Суд продолжается и идет, три дня в неделю, в апелляционном корпусе Мосгорсуда, на шестом этаже, в большом торжественном зале, обшитом коричневыми панелями, увешанном портретами знаменитых адвокатов и философов, которые все как один проповедовали правду и справедливость, в сиянии девяти люстр, каждая на восемь ламп, под высоким белым потолком. Есть там и просторная галерея для прессы, но я предпочитаю сидеть в зале. Продолжается этот суд над невинными, ничего дурного не сделавшими, пришедшими на мирный и разрешенный митинг людьми, о судьбе которых адвокат Пашков говорит: «Попал на митинге в поле зрение камеры — значит, виноват. Русская рулетка».

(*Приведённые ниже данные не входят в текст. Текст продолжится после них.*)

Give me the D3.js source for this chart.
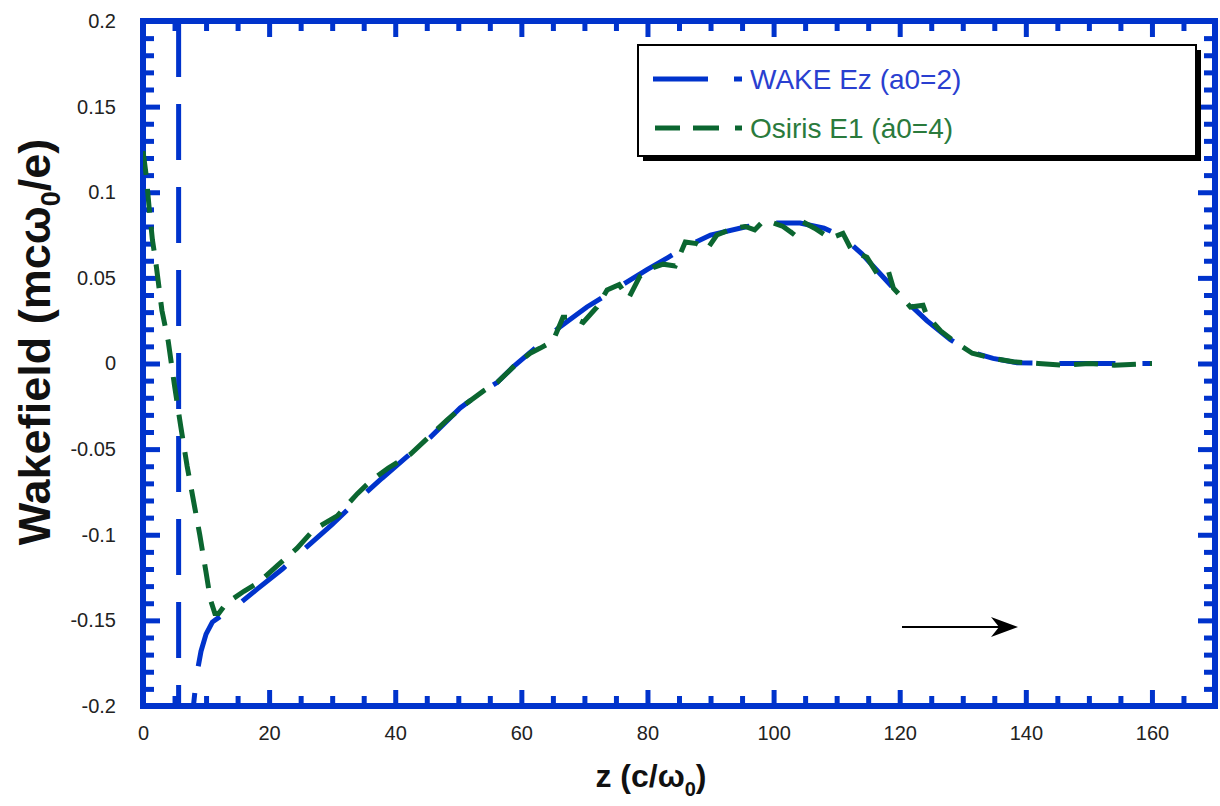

Продолжается этот процесс, самый ясный и отчетливый из всей череды судов и процессов, потому что узникам Болотной нельзя предъявить обвинений в воровстве миллионов, их невозможно обвинить в махинациях и экономических аферах, их нельзя замарать подозрениями в коррупции или во взятках. Это суд над невинными людьми в его самом чистом, самом явном виде.
В скверике перед Мосгорсудом, где фонтан, скамейки и поэтическая фигура летящей девушки, стоит человек с внешностью старого битника из романа Керуака. У него седой хайр и седая борода, он в бейсболке и с плакатом на груди, и на своем картоне этот московский битник написанными от руки словами точно определяет статус 12 обвиняемых: «Ритуальные жертвы режима».